Le dynamisme de la vidéo

La vidéo permet de créer du visuel et de l’action dans de longs airs qui, sinon, peuvent sembler longs, aussi splendide soit la musique. Il en va de même de la fine caractérisation des personnages : Giunia en pin-up sensuelle et volontaire, Celia (la sœur de Silla) en femme enfant un peu folle (un personnage très cinématographique rejouant les actions principales dans sa maison de poupées), Cinna (le conseiller comploteur) en inquiétant mélange entre Drago Malefoy et Paolo Arrivabeni et Aufidio, le confident de Silla, prenant l’allure (et l’habit XVIIIe) d’un Léopold Mozart fantomatique, avec à la clé une légère réécriture d’un récitatif à la fin où Silla lui dit"Donc, tu n’existes pas ?". On ne comprend pas en revanche pourquoi Kratzer a fait de l’impétueux Cecilio une sorte de "geek/nerd" à lunettes, portant jean, parka et chemise à carreaux sur un t-shirt, amant très improbable, timoré et velléitaire de la belle Giunia. Et on n’est pas vraiment convaincu par le traitement gothique (et du coup un peu grotesque) des chœurs façon "Walking Dead".

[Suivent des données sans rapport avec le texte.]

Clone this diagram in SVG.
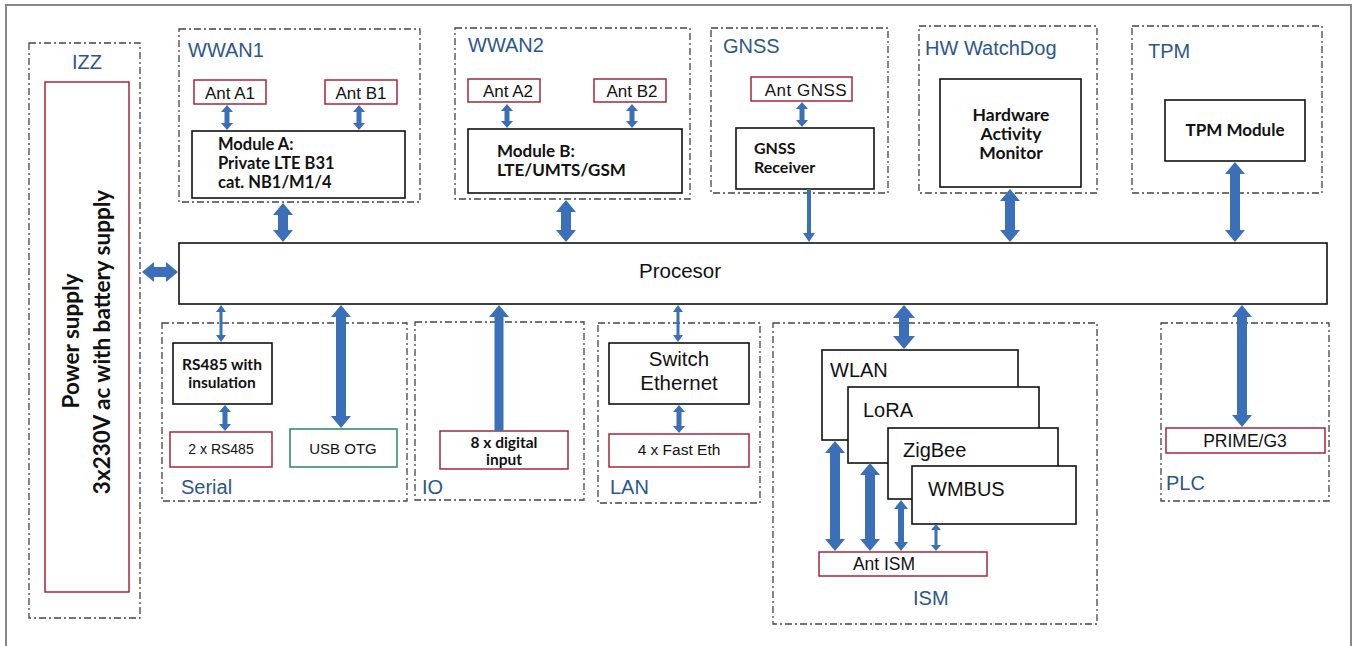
<svg xmlns="http://www.w3.org/2000/svg" width="1356" height="646" viewBox="0 0 1356 646">
<style>
.grp{fill:none;stroke:#444;stroke-width:1.3;stroke-dasharray:7 3 2 3}
.blk{fill:#fff;stroke:#111;stroke-width:1.6}
.red{fill:#fff;stroke:#a3293c;stroke-width:1.5}
.grn{fill:#fff;stroke:#3a8a6e;stroke-width:1.6}
.lbl{font-family:"Liberation Sans",Arial,sans-serif;font-size:20px;fill:#2e5787}
.t{font-family:"Liberation Sans",Arial,sans-serif;fill:#111}
.b{font-family:Lato,"Open Sans",sans-serif;font-weight:bold;fill:#111}
.arr{fill:#3b70b8}
</style>
<rect x="6" y="5" width="1345" height="660" fill="#fff" stroke="#888" stroke-width="2"/>

<g id="izz">
<rect class="grp" x="29" y="43" width="111" height="575"/>
<text class="lbl" x="87" y="69" text-anchor="middle">IZZ</text>
<rect class="red" x="45" y="82" width="84" height="510"/>
<text class="b" font-size="22.5" transform="translate(79,341) rotate(-90)" text-anchor="middle">Power supply</text>
<text class="b" font-size="22.5" transform="translate(110,342) rotate(-90)" text-anchor="middle">3x230V ac with battery supply</text>
</g>

<g id="wwan1">
<rect class="grp" x="179" y="29" width="241" height="173"/>
<text class="lbl" x="188" y="57">WWAN1</text>
<rect class="red" x="194" y="80" width="72" height="24"/>
<text class="t" font-size="17" x="230" y="99" text-anchor="middle">Ant A1</text>
<rect class="red" x="325" y="80" width="72" height="24"/>
<text class="t" font-size="17" x="361" y="99" text-anchor="middle">Ant B1</text>
<rect class="blk" x="192" y="131" width="213" height="67"/>
<text class="b" font-size="16.5" x="218" y="150">Module A:</text>
<text class="b" font-size="16.5" x="218" y="169">Private LTE B31</text>
<text class="b" font-size="16.5" x="218" y="188">cat. NB1/M1/4</text>
</g>

<g id="wwan2">
<rect class="grp" x="455" y="28" width="235" height="171"/>
<text class="lbl" x="468" y="52">WWAN2</text>
<rect class="red" x="468" y="79" width="72" height="23"/>
<text class="t" font-size="17" x="508" y="97" text-anchor="middle">Ant A2</text>
<rect class="red" x="594" y="79" width="72" height="23"/>
<text class="t" font-size="17" x="632" y="97" text-anchor="middle">Ant B2</text>
<rect class="blk" x="468" y="129" width="214" height="64"/>
<text class="b" font-size="17" x="497" y="157">Module B:</text>
<text class="b" font-size="17" x="497" y="176">LTE/UMTS/GSM</text>
</g>

<g id="gnss">
<rect class="grp" x="711" y="28" width="177" height="165"/>
<text class="lbl" x="723" y="53">GNSS</text>
<rect class="red" x="751" y="77" width="101" height="24"/>
<text class="t" font-size="17" x="806" y="96" text-anchor="middle" letter-spacing="0.5">Ant GNSS</text>
<rect class="blk" x="736" y="128" width="138" height="61"/>
<text class="b" font-size="16" x="754" y="154">GNSS</text>
<text class="b" font-size="16" x="754" y="173">Receiver</text>
</g>

<g id="watchdog">
<rect class="grp" x="919" y="26" width="178" height="167"/>
<text class="lbl" x="925" y="55">HW WatchDog</text>
<rect class="blk" x="940" y="79" width="141" height="108"/>
<text class="b" font-size="17.5" x="1011" y="121" text-anchor="middle">Hardware</text>
<text class="b" font-size="17.5" x="1011" y="140" text-anchor="middle">Activity</text>
<text class="b" font-size="17.5" x="1011" y="159" text-anchor="middle">Monitor</text>
</g>

<g id="tpm">
<rect class="grp" x="1132" y="26" width="190" height="167"/>
<text class="lbl" x="1148" y="58">TPM</text>
<rect class="blk" x="1165" y="100" width="140" height="61"/>
<text class="b" font-size="17" x="1235" y="136" text-anchor="middle">TPM Module</text>
</g>

<g id="processor">
<rect class="blk" x="179" y="243" width="1148" height="61"/>
<text class="t" font-size="20.5" x="680" y="278" text-anchor="middle">Procesor</text>
</g>

<g id="serial">
<rect class="grp" x="162" y="323" width="245" height="178"/>
<text class="lbl" x="181" y="494">Serial</text>
<rect class="blk" x="173" y="343" width="99" height="61"/>
<text class="b" font-size="15.5" x="222" y="370" text-anchor="middle">RS485 with</text>
<text class="b" font-size="15.5" x="222" y="388" text-anchor="middle">insulation</text>
<rect class="red" x="170" y="432" width="102" height="35"/>
<text class="t" font-size="14" x="221" y="454" text-anchor="middle">2 x RS485</text>
<rect class="grn" x="290" y="429" width="107" height="38"/>
<text class="t" font-size="15" x="343" y="454" text-anchor="middle">USB OTG</text>
</g>

<g id="io">
<rect class="grp" x="415" y="322" width="169" height="178"/>
<text class="lbl" x="422" y="494">IO</text>
<rect class="red" x="440" y="431" width="128" height="38"/>
<text class="b" font-size="15.5" x="504" y="448" text-anchor="middle">8 x digital</text>
<text class="b" font-size="15.5" x="504" y="465" text-anchor="middle">input</text>
</g>

<g id="lan">
<rect class="grp" x="598" y="323" width="162" height="180"/>
<text class="lbl" x="610" y="494">LAN</text>
<rect class="blk" x="609" y="343" width="140" height="61"/>
<text class="t" font-size="20.5" x="679" y="366" text-anchor="middle">Switch</text>
<text class="t" font-size="20.5" x="679" y="390" text-anchor="middle">Ethernet</text>
<rect class="red" x="609" y="434" width="140" height="33"/>
<text class="t" font-size="15.5" x="679" y="455" text-anchor="middle">4 x Fast Eth</text>
</g>

<g id="ism">
<rect class="grp" x="773" y="323" width="324" height="301"/>
<text class="lbl" x="913" y="605">ISM</text>
<rect class="blk" x="822" y="350" width="196" height="90"/>
<text class="t" font-size="20" x="830" y="377">WLAN</text>
<rect class="blk" x="848" y="387" width="191" height="76"/>
<text class="t" font-size="20" x="863" y="417">LoRA</text>
<rect class="blk" x="888" y="428" width="170" height="71"/>
<text class="t" font-size="20" x="903" y="457">ZigBee</text>
<rect class="blk" x="912" y="466" width="164" height="58"/>
<text class="t" font-size="20" x="928" y="496">WMBUS</text>
<rect class="red" x="819" y="552" width="168" height="24"/>
<text class="t" font-size="17.5" x="884" y="570" text-anchor="middle">Ant ISM</text>
</g>

<g id="plc">
<rect class="grp" x="1161" y="323" width="168" height="178"/>
<text class="lbl" x="1166" y="490">PLC</text>
<rect class="red" x="1166" y="428" width="159" height="25"/>
<text class="t" font-size="17.5" x="1245" y="447" text-anchor="middle">PRIME/G3</text>
</g>

<g id="connectors" class="arr">
<polygon points="227,105 233,112 229.5,112 229.5,123 233,123 227,130 221,123 224.5,123 224.5,112 221,112"/>
<polygon points="359,105 365,112 361.5,112 361.5,123 365,123 359,130 353,123 356.5,123 356.5,112 353,112"/>
<polygon points="507,104 513,111 509.5,111 509.5,121 513,121 507,128 501,121 504.5,121 504.5,111 501,111"/>
<polygon points="632,104 638,111 634.5,111 634.5,121 638,121 632,128 626,121 629.5,121 629.5,111 626,111"/>
<polygon points="802,102 808,109 804.5,109 804.5,120 808,120 802,127 796,120 799.5,120 799.5,109 796,109"/>
<polygon points="283,203 293,215 288,215 288,230 293,230 283,242 273,230 278,230 278,215 273,215"/>
<polygon points="566,200 576,212 571,212 571,230 576,230 566,242 556,230 561,230 561,212 556,212"/>
<polygon points="807,189 811,189 811,233 815,233 809,242 803,233 807,233"/>
<polygon points="1010,189 1020,201 1015,201 1015,230 1020,230 1010,242 1000,230 1005,230 1005,201 1000,201"/>
<polygon points="1235,162 1245,174 1240,174 1240,230 1245,230 1235,242 1225,230 1230,230 1230,174 1225,174"/>
<polygon points="142,272 154,262 154,267 166,267 166,262 178,272 166,282 166,277 154,277 154,282"/>
<polygon points="221,305 226,312 222.5,312 222.5,335 226,335 221,342 216,335 219.5,335 219.5,312 216,312"/>
<polygon points="225,405 231,412 227.5,412 227.5,424 231,424 225,431 219,424 222.5,424 222.5,412 219,412"/>
<polygon points="341,305 351,317 346,317 346,416 351,416 341,428 331,416 336,416 336,317 331,317"/>
<polygon points="499,305 509,317 503.5,317 503.5,431 494.5,431 494.5,317 489,317"/>
<polygon points="678,305 683,312 679.5,312 679.5,335 683,335 678,342 673,335 676.5,335 676.5,312 673,312"/>
<polygon points="679,405 685,412 681.5,412 681.5,426 685,426 679,433 673,426 676.5,426 676.5,412 673,412"/>
<polygon points="904,305 915,318 909,318 909,336 915,336 904,349 893,336 899,336 899,318 893,318"/>
<polygon points="835,441 845,453 840,453 840,539 845,539 835,551 825,539 830,539 830,453 825,453"/>
<polygon points="870,463 880,475 875,475 875,539 880,539 870,551 860,539 865,539 865,475 860,475"/>
<polygon points="901,500 908,509 904,509 904,542 908,542 901,551 894,542 898,542 898,509 894,509"/>
<polygon points="936,524 941,530 937.5,530 937.5,545 941,545 936,551 931,545 934.5,545 934.5,530 931,530"/>
<polygon points="1242,305 1252,317 1247,317 1247,415 1252,415 1242,427 1232,415 1237,415 1237,317 1232,317"/>
</g>
</svg>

De retour dans la fosse après "Foxie" au printemps, Antonello Manacorda fait à nouveau forte impression. Le chef italien a parfaitement assimilé tout l’apport du mouvement baroque et, parfois en recourant à de très légers aménagements de l’orchestration, mène la soirée avec clarté, précision et dynamisme. Il excelle aussi à faire ressentir, particulièrement dans les passages purement orchestraux ou les récitatifs accompagnés, toute la noirceur du drame.

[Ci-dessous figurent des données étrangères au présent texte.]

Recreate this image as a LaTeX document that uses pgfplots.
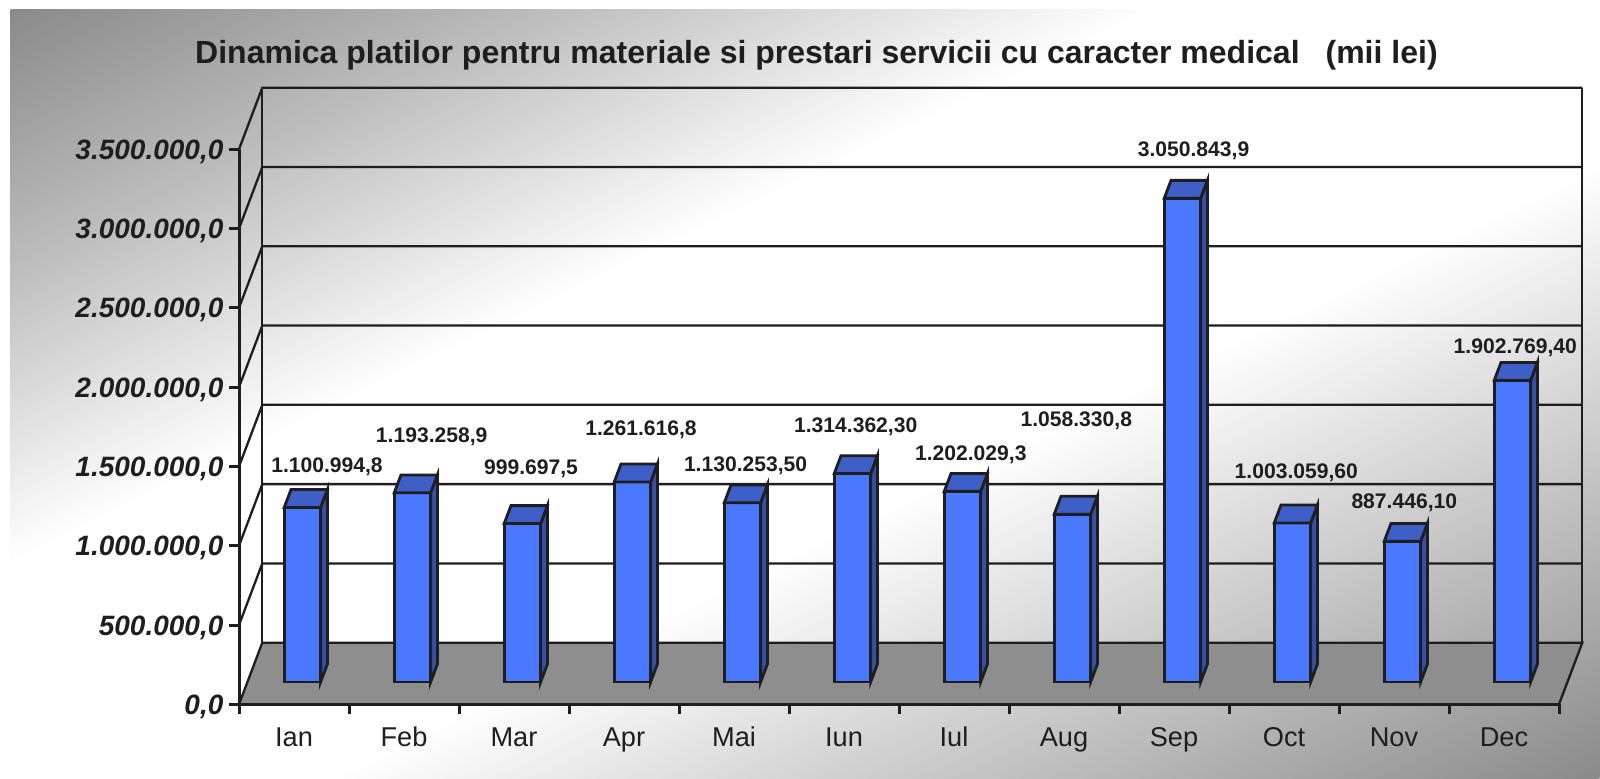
\documentclass[border=0pt]{standalone}
\usepackage{fontspec}
\setmainfont{Liberation Sans}
\usepackage{pgfplots}
\pgfplotsset{compat=1.18}
\usepackage{pgfplotstable}

\definecolor{barfront}{RGB}{74,121,255}
\definecolor{barside}{RGB}{52,80,168}
\definecolor{bartop}{RGB}{62,94,200}
\definecolor{floorc}{RGB}{142,142,142}
\definecolor{linec}{RGB}{30,30,30}
\definecolor{bgdark}{RGB}{138,138,138}
\definecolor{bgmid}{RGB}{186,186,186}
\pgfdeclarehorizontalshading{bgshade}{100bp}{color(0bp)=(bgdark); color(25bp)=(bgdark); color(33bp)=(bgmid); color(43bp)=(white); color(55bp)=(white); color(75bp)=(bgdark); color(100bp)=(bgdark)}

\pgfplotstableread{
x v
0 1100994.8
1 1193258.9
2 999697.5
3 1261616.8
4 1130253.5
5 1314362.3
6 1202029.3
7 1058330.8
8 3050843.9
9 1003059.6
10 887446.1
11 1902769.4
}\bardata

% corner templates: x = index + a, y = b*value + c
\pgfplotstableread{
a b c
-0.08873 0 140623
0.24218 0 140623
0.24218 1 140623
-0.08873 1 140623
}\tplfront
\pgfplotstableread{
a b c
0.24218 0 140623
0.30363 0 253247
0.30363 1 253247
0.24218 1 140623
}\tplside
\pgfplotstableread{
a b c
-0.08873 1 140623
0.24218 1 140623
0.30363 1 253247
-0.02728 1 253247
}\tpltop

\begin{document}
\begin{tikzpicture}
\begin{scope}[x=0.5pt,y=0.5pt]
\fill[white] (0,0) rectangle (1600,778);
\useasboundingbox (0,0) rectangle (1600,778);
\begin{scope}
\clip (10,0) rectangle (1600,768);
\begin{scope}[transform canvas={cm={15.9,-7.68,15.9,7.68,(10,768)}}]
\shade[shading=bgshade] (0,-50) rectangle (100,50);
\end{scope}
\end{scope}

\tikzset{wall/.style={draw=linec, line width=1.15pt}}
\filldraw[fill=floorc, wall] (239,73.7) -- (1559,73.7) -- (1582.3,135.3) -- (262.3,135.3) -- cycle;
\foreach \k in {1,...,7}{
  \draw[wall] (239,{73.7+79.29*\k}) -- (262.3,{135.3+79.29*\k}) -- (1582.3,{135.3+79.29*\k});
}
\draw[wall] (262.3,135.3) -- (262.3,690.3);
\draw[wall] (1582.3,135.3) -- (1582.3,690.3);
\end{scope}

\begin{axis}[
  at={(119.5pt,36.85pt)}, anchor=south west,
  scale only axis, width=660pt, height=277.5pt,
  xmin=-0.5, xmax=11.5, ymin=0, ymax=3500000,
  clip=false,
  axis lines*=left,
  axis line style={line width=1.5pt, draw=linec},
  tick align=outside,
  major tick length=5pt, minor tick length=5pt,
  scaled y ticks=false,
  ytick={0,500000,1000000,1500000,2000000,2500000,3000000,3500000},
  yticklabels={{0,0},{500.000,0},{1.000.000,0},{1.500.000,0},{2.000.000,0},{2.500.000,0},{3.000.000,0},{3.500.000,0}},
  y tick style={line width=1.5pt, draw=linec},
  yticklabel style={font=\fontsize{14}{17}\selectfont\bfseries\itshape, text=linec, anchor=base east, inner sep=0pt, xshift=-2.6pt, yshift=-5pt},
  xtick={0,...,11},
  xticklabels={Ian,Feb,Mar,Apr,Mai,Iun,Iul,Aug,Sep,Oct,Nov,Dec},
  major x tick style={draw=none},
  minor xtick={-0.5,0.5,...,11.5},
  minor x tick style={line width=1.5pt, draw=linec},
  xticklabel style={font=\fontsize{13.6}{16}\selectfont, text=linec, anchor=base, yshift=-16.2pt},
]
\pgfplotsforeachungrouped \i in {0,...,11}{%
  \pgfplotstablegetelem{\i}{v}\of\bardata
  \let\barval\pgfplotsretval
  \addplot[draw=linec, line width=1.4pt, fill=barfront] table[x expr=\thisrow{a}+\i, y expr=\thisrow{b}*\barval+\thisrow{c}] {\tplfront} -- cycle;
  \addplot[draw=linec, line width=1.4pt, fill=barside] table[x expr=\thisrow{a}+\i, y expr=\thisrow{b}*\barval+\thisrow{c}] {\tplside} -- cycle;
  \addplot[draw=linec, line width=1.4pt, fill=bartop] table[x expr=\thisrow{a}+\i, y expr=\thisrow{b}*\barval+\thisrow{c}] {\tpltop} -- cycle;
}
\end{axis}

\begin{scope}[x=0.5pt,y=0.5pt]
\tikzset{dl/.style={anchor=base, text=linec, inner sep=0pt, font=\bfseries\fontsize{10.55}{12}\selectfont}}
\node[dl] at (327,306) {1.100.994,8};
\node[dl] at (431.7,335.3) {1.193.258,9};
\node[dl] at (531,304) {999.697,5};
\node[dl] at (641,342.3) {1.261.616,8};
\node[dl] at (745.6,306.3) {1.130.253,50};
\node[dl] at (855.7,345.7) {1.314.362,30};
\node[dl] at (970.8,318) {1.202.029,3};
\node[dl] at (1076.3,351.3) {1.058.330,8};
\node[dl] at (1193.5,621.3) {3.050.843,9};
\node[dl] at (1296.3,299.7) {1.003.059,60};
\node[dl] at (1404.3,269.7) {887.446,10};
\node[dl] at (1515.3,424.7) {1.902.769,40};

\node[anchor=base, inner sep=0pt, text=linec, font=\bfseries\fontsize{16}{19}\selectfont] at (816.5,714.5) {Dinamica platilor pentru materiale si prestari servicii cu caracter medical\hspace{13pt}(mii lei)};
\end{scope}
\end{tikzpicture}
\end{document}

Extraordinaire, brillantissime…

Exception faite d’un Carlo Alemano puissant mais usé dans le petit rôle d’Aufidio, la distribution est excellente : un Jeremy Ovenden à la projection limitée mais d’une grande élégance dans le rôle-titre, une Lenneke Ruiten brillantissime dans les aigus et les coloratures de Giunia (fût-ce au prix d’un léger fléchissement au deuxième acte), une impeccable Simona Saturova en Cinna, une Anna Bonitatibus fabuleuse et aux nuances superbes en Cecilio et une extraordinaire Ilse Eerens en Celia.